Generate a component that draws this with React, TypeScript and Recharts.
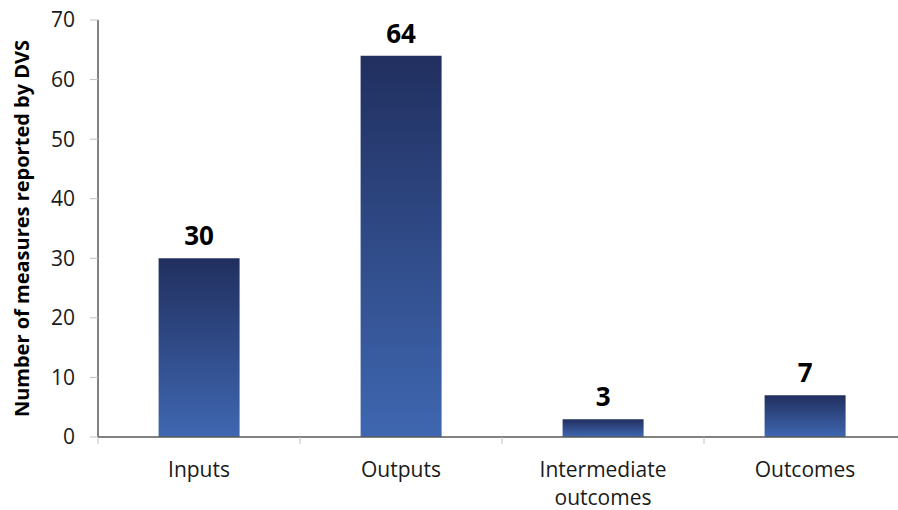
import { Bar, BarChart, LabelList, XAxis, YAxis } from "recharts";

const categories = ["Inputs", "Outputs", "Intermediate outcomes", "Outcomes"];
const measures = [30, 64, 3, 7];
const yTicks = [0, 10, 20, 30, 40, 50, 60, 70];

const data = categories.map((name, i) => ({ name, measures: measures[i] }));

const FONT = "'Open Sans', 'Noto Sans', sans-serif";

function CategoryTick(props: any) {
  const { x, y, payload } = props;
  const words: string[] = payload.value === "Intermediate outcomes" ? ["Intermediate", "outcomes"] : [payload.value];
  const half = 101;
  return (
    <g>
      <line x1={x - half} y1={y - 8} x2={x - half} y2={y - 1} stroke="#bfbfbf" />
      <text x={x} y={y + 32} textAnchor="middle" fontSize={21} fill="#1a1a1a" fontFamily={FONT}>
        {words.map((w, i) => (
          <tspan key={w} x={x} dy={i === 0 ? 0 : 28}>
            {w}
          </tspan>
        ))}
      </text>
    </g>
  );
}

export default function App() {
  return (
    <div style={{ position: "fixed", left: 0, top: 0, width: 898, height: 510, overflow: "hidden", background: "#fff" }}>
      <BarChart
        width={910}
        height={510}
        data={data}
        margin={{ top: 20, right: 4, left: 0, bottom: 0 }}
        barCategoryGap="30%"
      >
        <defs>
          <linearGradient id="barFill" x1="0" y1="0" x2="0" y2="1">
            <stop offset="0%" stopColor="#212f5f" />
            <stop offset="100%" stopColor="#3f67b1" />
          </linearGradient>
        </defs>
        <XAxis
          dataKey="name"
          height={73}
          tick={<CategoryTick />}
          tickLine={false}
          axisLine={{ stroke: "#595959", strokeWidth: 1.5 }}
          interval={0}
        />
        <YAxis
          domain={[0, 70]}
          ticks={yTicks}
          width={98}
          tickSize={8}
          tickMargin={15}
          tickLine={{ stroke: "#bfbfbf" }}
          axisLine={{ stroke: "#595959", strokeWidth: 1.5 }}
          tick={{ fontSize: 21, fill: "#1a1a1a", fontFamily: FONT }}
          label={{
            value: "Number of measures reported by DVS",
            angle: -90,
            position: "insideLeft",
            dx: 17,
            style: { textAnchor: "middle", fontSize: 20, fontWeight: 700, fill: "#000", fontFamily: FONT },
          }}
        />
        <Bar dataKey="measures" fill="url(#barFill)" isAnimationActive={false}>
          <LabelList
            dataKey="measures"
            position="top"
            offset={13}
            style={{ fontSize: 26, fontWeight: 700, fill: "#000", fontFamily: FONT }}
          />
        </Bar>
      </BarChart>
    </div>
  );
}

####

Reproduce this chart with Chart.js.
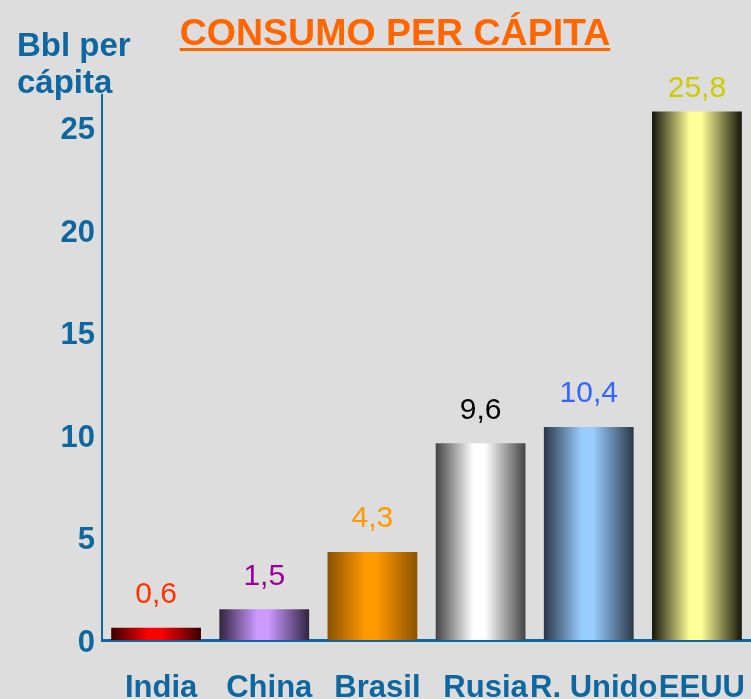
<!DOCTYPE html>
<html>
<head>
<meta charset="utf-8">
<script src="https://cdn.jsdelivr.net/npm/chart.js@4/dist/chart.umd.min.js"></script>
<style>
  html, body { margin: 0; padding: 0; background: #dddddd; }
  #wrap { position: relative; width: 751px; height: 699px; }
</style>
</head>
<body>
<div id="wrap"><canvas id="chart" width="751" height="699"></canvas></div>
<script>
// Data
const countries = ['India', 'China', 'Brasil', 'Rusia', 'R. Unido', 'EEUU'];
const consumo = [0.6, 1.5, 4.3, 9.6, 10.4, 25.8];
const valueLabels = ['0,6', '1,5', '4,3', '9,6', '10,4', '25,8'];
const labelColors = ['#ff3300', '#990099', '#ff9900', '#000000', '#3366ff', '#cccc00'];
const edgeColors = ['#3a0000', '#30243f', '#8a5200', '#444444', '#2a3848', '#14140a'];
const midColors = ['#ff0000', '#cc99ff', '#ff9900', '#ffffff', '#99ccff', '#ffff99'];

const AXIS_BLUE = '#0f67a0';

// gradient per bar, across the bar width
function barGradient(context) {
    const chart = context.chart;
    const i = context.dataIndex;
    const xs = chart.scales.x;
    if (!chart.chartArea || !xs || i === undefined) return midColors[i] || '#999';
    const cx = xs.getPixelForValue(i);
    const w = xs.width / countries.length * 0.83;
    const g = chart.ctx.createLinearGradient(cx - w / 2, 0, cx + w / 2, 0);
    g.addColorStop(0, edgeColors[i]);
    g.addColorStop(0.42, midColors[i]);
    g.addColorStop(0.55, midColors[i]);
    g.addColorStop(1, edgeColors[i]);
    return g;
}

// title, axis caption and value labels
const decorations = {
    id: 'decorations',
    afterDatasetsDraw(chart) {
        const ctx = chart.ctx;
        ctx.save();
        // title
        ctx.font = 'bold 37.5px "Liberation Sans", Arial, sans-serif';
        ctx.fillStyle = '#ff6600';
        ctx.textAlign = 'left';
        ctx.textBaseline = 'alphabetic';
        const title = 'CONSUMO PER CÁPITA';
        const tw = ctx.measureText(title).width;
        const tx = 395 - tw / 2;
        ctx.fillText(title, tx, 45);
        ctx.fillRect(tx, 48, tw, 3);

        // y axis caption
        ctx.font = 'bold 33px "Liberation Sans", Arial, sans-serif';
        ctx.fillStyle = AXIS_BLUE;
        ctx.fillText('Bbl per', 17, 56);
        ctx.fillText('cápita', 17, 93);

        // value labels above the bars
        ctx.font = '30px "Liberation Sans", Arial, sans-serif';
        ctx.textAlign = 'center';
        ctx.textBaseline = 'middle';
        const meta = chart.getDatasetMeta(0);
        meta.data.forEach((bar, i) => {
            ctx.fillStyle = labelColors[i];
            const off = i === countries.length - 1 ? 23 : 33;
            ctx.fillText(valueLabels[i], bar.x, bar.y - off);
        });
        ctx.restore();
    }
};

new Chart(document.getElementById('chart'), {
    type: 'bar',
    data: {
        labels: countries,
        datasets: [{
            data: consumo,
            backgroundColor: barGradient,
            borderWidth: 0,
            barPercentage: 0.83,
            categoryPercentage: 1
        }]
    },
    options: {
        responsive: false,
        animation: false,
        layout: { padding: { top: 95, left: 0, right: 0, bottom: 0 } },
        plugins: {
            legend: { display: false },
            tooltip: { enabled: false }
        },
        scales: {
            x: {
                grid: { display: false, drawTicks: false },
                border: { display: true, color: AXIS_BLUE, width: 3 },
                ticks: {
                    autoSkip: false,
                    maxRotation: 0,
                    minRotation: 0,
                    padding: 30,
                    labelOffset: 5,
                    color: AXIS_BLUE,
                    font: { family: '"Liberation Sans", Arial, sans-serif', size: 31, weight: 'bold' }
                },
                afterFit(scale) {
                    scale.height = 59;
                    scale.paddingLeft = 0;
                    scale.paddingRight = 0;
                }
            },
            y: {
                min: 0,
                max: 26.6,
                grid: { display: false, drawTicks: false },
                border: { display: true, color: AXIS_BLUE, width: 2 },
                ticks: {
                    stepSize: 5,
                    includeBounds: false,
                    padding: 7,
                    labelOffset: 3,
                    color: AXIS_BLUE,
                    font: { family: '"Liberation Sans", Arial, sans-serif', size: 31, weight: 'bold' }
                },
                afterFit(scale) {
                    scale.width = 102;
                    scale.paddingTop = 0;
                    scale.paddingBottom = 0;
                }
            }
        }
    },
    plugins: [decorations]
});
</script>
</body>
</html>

####

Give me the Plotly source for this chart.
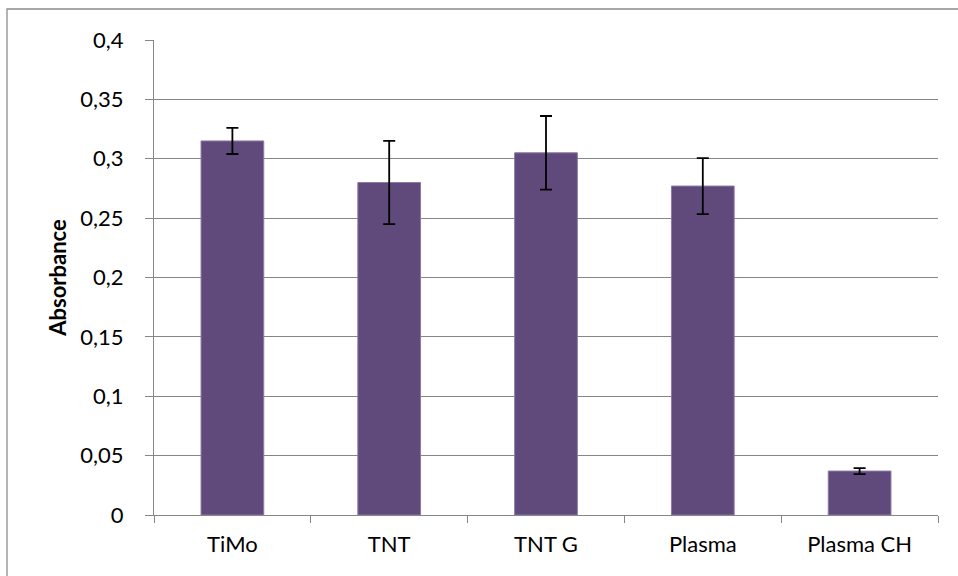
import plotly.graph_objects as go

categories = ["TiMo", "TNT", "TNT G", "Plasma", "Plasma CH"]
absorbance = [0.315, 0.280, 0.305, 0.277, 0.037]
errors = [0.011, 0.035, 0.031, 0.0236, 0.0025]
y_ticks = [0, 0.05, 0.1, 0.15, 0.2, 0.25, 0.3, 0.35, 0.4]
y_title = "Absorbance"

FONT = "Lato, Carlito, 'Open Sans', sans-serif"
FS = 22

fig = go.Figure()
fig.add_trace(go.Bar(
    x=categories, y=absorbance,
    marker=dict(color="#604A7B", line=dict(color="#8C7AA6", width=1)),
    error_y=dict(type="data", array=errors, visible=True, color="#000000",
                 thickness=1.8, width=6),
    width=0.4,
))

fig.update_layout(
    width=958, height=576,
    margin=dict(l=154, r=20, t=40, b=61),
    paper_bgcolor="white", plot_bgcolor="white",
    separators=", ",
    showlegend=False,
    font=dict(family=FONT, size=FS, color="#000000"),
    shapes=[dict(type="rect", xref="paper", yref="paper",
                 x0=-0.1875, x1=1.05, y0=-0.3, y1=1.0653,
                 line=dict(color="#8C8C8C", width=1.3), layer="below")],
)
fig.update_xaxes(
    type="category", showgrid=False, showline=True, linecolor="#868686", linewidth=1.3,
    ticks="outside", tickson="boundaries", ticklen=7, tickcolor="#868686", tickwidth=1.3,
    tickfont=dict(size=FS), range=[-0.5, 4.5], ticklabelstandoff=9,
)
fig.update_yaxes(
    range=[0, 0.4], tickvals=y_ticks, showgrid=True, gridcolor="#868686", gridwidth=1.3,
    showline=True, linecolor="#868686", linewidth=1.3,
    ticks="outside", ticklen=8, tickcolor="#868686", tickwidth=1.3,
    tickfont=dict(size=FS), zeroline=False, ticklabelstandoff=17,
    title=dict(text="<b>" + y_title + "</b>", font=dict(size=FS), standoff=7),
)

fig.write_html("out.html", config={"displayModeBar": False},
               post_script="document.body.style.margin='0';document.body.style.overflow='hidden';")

####

Go back to the lines above and output, exactly as they stand, the ones from the line containing "Reproduce this chart with Chart.js." to the line containing "const AXIS_BLUE = '#0f67a0';". Leave all pictures behind.

**Output of the task:**
Reproduce this chart with Chart.js.
<!DOCTYPE html>
<html>
<head>
<meta charset="utf-8">
<script src="https://cdn.jsdelivr.net/npm/chart.js@4/dist/chart.umd.min.js"></script>
<style>
  html, body { margin: 0; padding: 0; background: #dddddd; }
  #wrap { position: relative; width: 751px; height: 699px; }
</style>
</head>
<body>
<div id="wrap"><canvas id="chart" width="751" height="699"></canvas></div>
<script>
// Data
const countries = ['India', 'China', 'Brasil', 'Rusia', 'R. Unido', 'EEUU'];
const consumo = [0.6, 1.5, 4.3, 9.6, 10.4, 25.8];
const valueLabels = ['0,6', '1,5', '4,3', '9,6', '10,4', '25,8'];
const labelColors = ['#ff3300', '#990099', '#ff9900', '#000000', '#3366ff', '#cccc00'];
const edgeColors = ['#3a0000', '#30243f', '#8a5200', '#444444', '#2a3848', '#14140a'];
const midColors = ['#ff0000', '#cc99ff', '#ff9900', '#ffffff', '#99ccff', '#ffff99'];

const AXIS_BLUE = '#0f67a0';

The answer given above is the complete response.